South Carolina and other areas with histories of discriminatory voting practices no longer need federal approval to change their voting laws — at least for now. That oversight ended Tuesday as the U.S. Supreme Court struck down as unconstitutional part of the 1965 Voting Rights Act, ruling in the case of an Alabama county that sued the U.S. attorney general in 2010, arguing voting laws meant to prevent discrimination are outdated. In its 5-4 decision, the court struck down a formula that determined whether states or other jurisdictions should be required to get federal approval before making changes to their voting laws — based, in part, on their discrimination in the 1960s and ’70s.

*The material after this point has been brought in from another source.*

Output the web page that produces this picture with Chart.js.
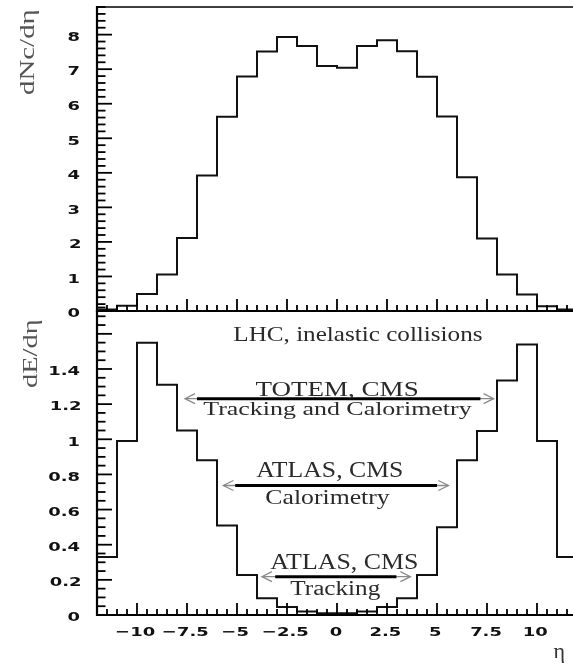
<!DOCTYPE html>
<html><head><meta charset="utf-8">
<script src="https://cdn.jsdelivr.net/npm/chart.js@4.4.1/dist/chart.umd.min.js"></script>
<style>
html,body{margin:0;padding:0;background:#fff;overflow:hidden;width:573px;height:666px}
#wrap{position:relative;width:580px;height:666px;overflow:hidden}
#wrap canvas{position:absolute;left:0;top:0}
</style></head><body>
<div id="wrap"><canvas id="cTop" width="580" height="666"></canvas><canvas id="cBot" width="580" height="666"></canvas></div>
<script>
// ---- data ----
const etaBinLow = [-12,-11,-10,-9,-8,-7,-6,-5,-4,-3,-2,-1,0,1,2,3,4,5,6,7,8,9,10,11];
const etaBinWidth = 1;
const dNcdEta = [0.04,0.15,0.49,1.06,2.11,3.92,5.62,6.79,7.51,7.93,7.67,7.09,7.04,7.67,7.84,7.52,6.78,5.63,3.87,2.10,1.06,0.48,0.14,0.04];
const dEdEta  = [0.33,0.99,1.55,1.31,1.05,0.88,0.51,0.227,0.095,0.045,0.02,0.01,0.01,0.02,0.045,0.095,0.227,0.50,0.88,1.047,1.335,1.54,0.99,0.33];
const xMajorTicks = [-10,-7.5,-5,-2.5,0,2.5,5,7.5,10];
const xTickLabels = ['\u221210','\u22127.5','\u22125','\u22122.5','0','2.5','5','7.5','10'];
const yTopTicks = [0,1,2,3,4,5,6,7,8];
const yTopLabels = ['0','1','2','3','4','5','6','7','8'];
const yBotTicks = [0,0.2,0.4,0.6,0.8,1,1.2,1.4];
const yBotLabels = ['0','0.2','0.4','0.6','0.8','1','1.2','1.4'];
const topTitle = 'dNc/d\u03b7';
const botTitle = 'dE/d\u03b7';
const xTitle = '\u03b7';
const annotationTexts = ['LHC, inelastic collisions','TOTEM, CMS','Tracking and Calorimetry','ATLAS, CMS','Calorimetry','ATLAS, CMS','Tracking'];
const arrowRanges = [[-7.0,7.17],[-5.09,5.0],[-3.09,2.97]];

// ---- helpers ----
function histPoints(values){
  const pts = etaBinLow.map((x,i)=>({x:x, y:values[i]}));
  pts.push({x: etaBinLow[etaBinLow.length-1]+etaBinWidth, y: values[values.length-1]});
  return pts;
}
function range(a,b,step){const out=[];const n=Math.round((b-a)/step);for(let i=0;i<=n;i++)out.push(Math.round((a+i*step)*1e6)/1e6);return out;}
function seg(ctx,x1,y1,x2,y2){ctx.beginPath();ctx.moveTo(x1,y1);ctx.lineTo(x2,y2);ctx.stroke();}

const TICK_FONT = 'bold 13px "DejaVu Sans"';
const TICK_SX = 1.38;
function tickLabel(ctx, txt, x, y, align){
  ctx.save();
  ctx.font = TICK_FONT; ctx.textAlign='left'; ctx.textBaseline='alphabetic';
  const m = ctx.measureText(txt);
  ctx.translate(x,y); ctx.scale(TICK_SX,1);
  let dx = align==='right' ? -m.actualBoundingBoxRight : -(m.actualBoundingBoxRight - m.actualBoundingBoxLeft)/2;
  ctx.fillStyle='#111';
  ctx.fillText(txt, dx, 0);
  ctx.restore();
}
function fitText(ctx, txt, sizePx, cx, baseY, inkW, color){
  ctx.save();
  ctx.font = sizePx+'px "Liberation Serif"'; ctx.textAlign='left'; ctx.textBaseline='alphabetic';
  const m = ctx.measureText(txt);
  const nat = m.actualBoundingBoxLeft + m.actualBoundingBoxRight;
  const sx = inkW/nat;
  ctx.translate(cx, baseY); ctx.scale(sx,1);
  ctx.fillStyle=color;
  ctx.fillText(txt, -(m.actualBoundingBoxRight - m.actualBoundingBoxLeft)/2, 0);
  ctx.restore();
}
function yTitle(ctx, txt, baseX, endY, len, sizePx, color){
  ctx.save();
  ctx.font = sizePx+'px "Liberation Serif"'; ctx.textAlign='left'; ctx.textBaseline='alphabetic';
  const m = ctx.measureText(txt);
  const nat = m.actualBoundingBoxLeft + m.actualBoundingBoxRight;
  ctx.translate(baseX, endY); ctx.rotate(-Math.PI/2); ctx.scale(len/nat,1);
  ctx.fillStyle=color;
  ctx.fillText(txt, -m.actualBoundingBoxRight, 0);
  ctx.restore();
}

function drawFrame(chart, cfg){
  const ctx = chart.ctx, a = chart.chartArea, xs = chart.scales.x, ys = chart.scales.y;
  ctx.save();
  ctx.strokeStyle='#000'; ctx.lineCap='butt';
  ctx.lineWidth = 2.2;
  seg(ctx, a.left, a.top-1, a.left, a.bottom+1);
  seg(ctx, a.left-1, a.bottom, a.right+2, a.bottom);
  if (cfg.topBorder){ ctx.lineWidth=1.6; seg(ctx, a.left, a.top, a.right+2, a.top); }
  // y ticks
  ctx.lineWidth = 1.8;
  const yMin = ys.min, yMax = ys.max;
  range(0, yMax, cfg.yMinorStep).forEach(v=>{
    const py = ys.getPixelForValue(v);
    const isMajor = Math.abs(v/cfg.yMajorStep - Math.round(v/cfg.yMajorStep))<1e-6;
    seg(ctx, a.left, py, a.left + (isMajor?15:8.5), py);
  });
  // x ticks
  range(xs.min, xs.max, 0.5).forEach(v=>{
    const px = xs.getPixelForValue(v);
    const isMajor = Math.abs(v/2.5 - Math.round(v/2.5))<1e-6;
    seg(ctx, px, a.bottom, px, a.bottom - (isMajor?12:6));
  });
  // y labels
  cfg.yTicks.forEach((v,i)=>{
    tickLabel(ctx, cfg.yLabels[i], a.left-17, ys.getPixelForValue(v)+6.3, 'right');
  });
  if (cfg.xLabels){
    xMajorTicks.forEach((v,i)=>{
      tickLabel(ctx, xTickLabels[i], xs.getPixelForValue(v)-1, a.bottom+21, 'center');
    });
  }
  ctx.restore();
}

const topPlugin = {id:'topFrame', afterDraw(chart){
  drawFrame(chart, {topBorder:true, yMinorStep:0.2, yMajorStep:1, yTicks:yTopTicks, yLabels:yTopLabels, xLabels:false});
  yTitle(chart.ctx, topTitle, 34, chart.chartArea.top+3, 85, 22, '#555');
}};

const botPlugin = {id:'botFrame', afterDraw(chart){
  const ctx = chart.ctx, a = chart.chartArea, xs = chart.scales.x, ys = chart.scales.y;
  drawFrame(chart, {topBorder:false, yMinorStep:0.05, yMajorStep:0.2, yTicks:yBotTicks, yLabels:yBotLabels, xLabels:true});
  yTitle(ctx, botTitle, 37, a.top+9, 68, 22, '#555');
  // x title
  ctx.save();
  ctx.font='22px "Liberation Serif"'; ctx.fillStyle='#333'; ctx.textAlign='right'; ctx.textBaseline='alphabetic';
  ctx.fillText(xTitle, a.right-12, 658);
  ctx.restore();
  // arrows
  const arrowY = [1.231, 0.737, 0.218];
  const tips = [[-7.6,7.83],[-5.68,5.57],[-3.75,3.67]];
  arrowRanges.forEach((r,i)=>{
    const py = ys.getPixelForValue(arrowY[i]);
    const t0 = xs.getPixelForValue(tips[i][0]), t1 = xs.getPixelForValue(tips[i][1]);
    ctx.save();
    ctx.strokeStyle='#8a8a8a'; ctx.lineWidth=1.3;
    seg(ctx, t0, py, t1, py);
    ctx.beginPath(); ctx.moveTo(t0+10, py-5); ctx.lineTo(t0, py); ctx.lineTo(t0+10, py+5); ctx.stroke();
    ctx.beginPath(); ctx.moveTo(t1-10, py-5); ctx.lineTo(t1, py); ctx.lineTo(t1-10, py+5); ctx.stroke();
    ctx.strokeStyle='#000'; ctx.lineWidth=3;
    seg(ctx, xs.getPixelForValue(r[0]), py, xs.getPixelForValue(r[1]), py);
    ctx.restore();
  });
  // texts: [eta center, value baseline, font px, ink width]
  const place = [[1.04,1.562,21,249],[-0.035,1.246,22,161.7],[0.04,1.138,19,269],[-0.40,0.785,24,145.7],[-0.46,0.631,21,125],[0.33,0.260,24,146.7],[-0.085,0.114,20,90]];
  annotationTexts.forEach((t,i)=>{
    const p = place[i];
    fitText(ctx, t, p[2], xs.getPixelForValue(p[0]), ys.getPixelForValue(p[1]), p[3], '#2a2a2a');
  });
}};

function makeChart(id, values, yMax, padding, plugin){
  return new Chart(document.getElementById(id), {
    type:'line',
    data:{datasets:[{data:histPoints(values), stepped:true, borderColor:'#111', borderWidth:2, pointRadius:0, fill:false, tension:0}]},
    options:{
      responsive:false, animation:false, events:[], devicePixelRatio:1,
      layout:{padding:padding},
      scales:{
        x:{type:'linear', min:-12, max:12, display:false},
        y:{type:'linear', min:0, max:yMax, display:false}
      },
      plugins:{legend:{display:false}, tooltip:{enabled:false}}
    },
    plugins:[plugin]
  });
}
makeChart('cTop', dNcdEta, 8.8, {left:97, top:7, right:3, bottom:355}, topPlugin);
makeChart('cBot', dEdEta, 1.73, {left:97, top:311, right:3, bottom:51}, botPlugin);
</script>
</body></html>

“There is no denying … the conditions that originally justified these measures no longer characterize voting in the covered jurisdictions,” wrote Chief Justice John Roberts in the majority opinion. “At the same time, voting discrimination still exists; no one doubts that. The question is whether the act’s extraordinary measures, including its disparate treatment of the states, continue to satisfy constitutional requirements.”
The court did not decide the constitutionality of the remaining parts of the law, including a section that requires that states with proven histories of voter discrimination — as defined under the formula — must seek preclearance. But “in the absence of a formula, no one is covered,” said University of South Carolina law professor Derek Black.
S.C. Attorney General Alan Wilson was among several S.C. Republican leaders declaring the ruling a victory for protecting voting rights “without requiring a different formula for states wishing to implement reasonable election reforms, such as voter-ID laws similar to South Carolina’s.”
The formula, Wilson said, unfairly singled out states for oversight, regardless of gains made since the civil rights movement.